- Directed by: P. J. Castellaneta
- Written by: P. J. Castellaneta
- Produced by: P. J. Castellaneta
- Starring: Terry Curry Todd Stites
- Cinematography: David Dechant
- Edited by: P. J. Castellaneta Maria Lee
- Music by: Wayne Alabardo
- Distributed by: Frameline
- Release dates: September 13, 1991 (Toronto Festival of Festivals); September 24, 1992 (U.S.);
- Running time: 87 minutes
- Country: United States
- Language: English
- Budget: $7,000
- Box office: $110,505 (US)

= Together Alone (film) =

1991 film by P. J. Castellaneta

Together Alone is a 1991 drama film written and directed by P. J. Castellaneta and starring Terry Curry and Todd Stites.

==Plot==
Bryan meets a man called Bill in a bar. They go back to Bryan's home and have unprotected sex. Later, they wake up and talk. Bryan discovers that Bill's real name is Brian, and that he is bisexual.

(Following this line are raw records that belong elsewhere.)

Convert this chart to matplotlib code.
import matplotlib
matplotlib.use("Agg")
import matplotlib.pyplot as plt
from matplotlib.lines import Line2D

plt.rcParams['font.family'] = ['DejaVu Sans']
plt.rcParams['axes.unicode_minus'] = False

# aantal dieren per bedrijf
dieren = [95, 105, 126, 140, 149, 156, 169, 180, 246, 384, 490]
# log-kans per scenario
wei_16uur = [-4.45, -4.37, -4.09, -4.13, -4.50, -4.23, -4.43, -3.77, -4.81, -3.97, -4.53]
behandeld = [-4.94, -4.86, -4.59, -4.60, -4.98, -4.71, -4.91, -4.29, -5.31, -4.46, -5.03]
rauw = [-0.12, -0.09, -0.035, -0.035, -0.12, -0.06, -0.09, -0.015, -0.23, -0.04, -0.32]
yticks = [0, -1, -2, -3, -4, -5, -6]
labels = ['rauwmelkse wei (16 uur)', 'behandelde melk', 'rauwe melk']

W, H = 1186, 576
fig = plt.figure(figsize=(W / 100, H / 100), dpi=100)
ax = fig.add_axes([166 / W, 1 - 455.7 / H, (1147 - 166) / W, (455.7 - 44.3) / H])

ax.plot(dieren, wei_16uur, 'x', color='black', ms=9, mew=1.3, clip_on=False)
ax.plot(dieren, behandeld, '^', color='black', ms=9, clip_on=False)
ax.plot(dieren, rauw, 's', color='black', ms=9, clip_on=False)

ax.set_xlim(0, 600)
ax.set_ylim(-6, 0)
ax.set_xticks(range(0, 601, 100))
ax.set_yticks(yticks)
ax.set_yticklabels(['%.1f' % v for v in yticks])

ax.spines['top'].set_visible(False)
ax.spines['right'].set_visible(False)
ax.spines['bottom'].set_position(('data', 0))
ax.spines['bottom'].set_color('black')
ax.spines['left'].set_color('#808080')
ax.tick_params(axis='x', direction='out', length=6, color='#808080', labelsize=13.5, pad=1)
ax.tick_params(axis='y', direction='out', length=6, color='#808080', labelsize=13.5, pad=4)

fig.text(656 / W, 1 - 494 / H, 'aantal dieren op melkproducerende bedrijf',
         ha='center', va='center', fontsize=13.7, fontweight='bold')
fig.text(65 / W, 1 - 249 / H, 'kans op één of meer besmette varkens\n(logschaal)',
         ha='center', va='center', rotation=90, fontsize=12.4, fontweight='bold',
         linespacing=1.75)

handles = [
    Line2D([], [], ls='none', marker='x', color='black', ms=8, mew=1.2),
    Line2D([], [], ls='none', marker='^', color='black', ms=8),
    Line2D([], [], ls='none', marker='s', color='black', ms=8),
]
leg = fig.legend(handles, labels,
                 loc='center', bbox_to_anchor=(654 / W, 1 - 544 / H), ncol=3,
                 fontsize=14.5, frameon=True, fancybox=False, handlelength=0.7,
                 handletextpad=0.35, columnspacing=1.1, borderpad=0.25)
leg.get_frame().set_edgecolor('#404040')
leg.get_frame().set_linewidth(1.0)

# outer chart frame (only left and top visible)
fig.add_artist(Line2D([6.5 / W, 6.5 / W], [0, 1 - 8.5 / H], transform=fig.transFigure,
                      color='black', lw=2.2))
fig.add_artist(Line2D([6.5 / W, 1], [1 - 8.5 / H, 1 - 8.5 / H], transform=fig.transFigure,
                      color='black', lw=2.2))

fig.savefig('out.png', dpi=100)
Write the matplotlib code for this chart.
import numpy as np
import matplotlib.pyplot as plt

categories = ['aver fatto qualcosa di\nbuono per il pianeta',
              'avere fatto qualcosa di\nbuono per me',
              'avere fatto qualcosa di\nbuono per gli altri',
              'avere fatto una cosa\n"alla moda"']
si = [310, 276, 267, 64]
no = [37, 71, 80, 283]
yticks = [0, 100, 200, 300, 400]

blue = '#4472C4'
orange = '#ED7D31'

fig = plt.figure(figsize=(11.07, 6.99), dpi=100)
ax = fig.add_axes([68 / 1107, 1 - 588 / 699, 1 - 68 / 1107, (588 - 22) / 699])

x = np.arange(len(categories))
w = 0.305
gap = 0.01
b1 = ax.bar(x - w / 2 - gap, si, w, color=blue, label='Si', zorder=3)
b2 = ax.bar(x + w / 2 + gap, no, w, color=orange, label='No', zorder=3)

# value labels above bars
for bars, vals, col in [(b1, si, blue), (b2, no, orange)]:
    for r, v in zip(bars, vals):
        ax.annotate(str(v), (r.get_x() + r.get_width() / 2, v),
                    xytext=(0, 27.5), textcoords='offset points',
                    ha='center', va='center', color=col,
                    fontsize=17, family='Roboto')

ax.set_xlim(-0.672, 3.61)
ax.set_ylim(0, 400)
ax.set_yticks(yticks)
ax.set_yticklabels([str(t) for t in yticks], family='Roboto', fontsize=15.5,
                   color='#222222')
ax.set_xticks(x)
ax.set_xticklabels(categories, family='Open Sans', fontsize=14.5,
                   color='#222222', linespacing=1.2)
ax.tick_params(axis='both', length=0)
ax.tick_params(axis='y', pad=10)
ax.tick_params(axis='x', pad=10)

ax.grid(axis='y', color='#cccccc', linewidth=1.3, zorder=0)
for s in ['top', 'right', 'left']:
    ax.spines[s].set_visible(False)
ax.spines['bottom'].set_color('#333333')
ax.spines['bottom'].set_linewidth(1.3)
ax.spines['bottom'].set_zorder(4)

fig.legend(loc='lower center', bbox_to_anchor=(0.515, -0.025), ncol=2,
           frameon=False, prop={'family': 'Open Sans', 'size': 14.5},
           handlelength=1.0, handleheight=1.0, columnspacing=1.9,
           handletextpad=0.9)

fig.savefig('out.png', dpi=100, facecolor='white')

They spend hours talking, covering topics including AIDS, sexuality, feminism, role-play and Emily Dickinson.

==Cast==
- Terry Curry as Brian
- Todd Stites as Bryan

==Production==
P. J. Castellaneta directed, wrote, produced, edited and even catered Together Alone. It was made on a budget of $7,000 and shot on 16mm black-and-white film. It was filmed over weekends and evenings in Castellaneta's own apartment.

==Reception==
In 1991, the film won the audience award at the San Francisco International Lesbian & Gay Film Festival. The following year it won the Teddy Award for Best Feature Film and the Best Art House Film award at the Berlin International Film Festival and the award for Best Feature Film at the Torino International Gay & Lesbian Film Festival. Writing for The Austin Chronicle, Marjorie Barmgauten called the film "forthright and artistically accomplished". In his book Bisexual Characters in Film, Wayne M. Bryant said that with the character of Brian, Castellaneta "manages to reinforce every existing negative stereotype about bisexual men".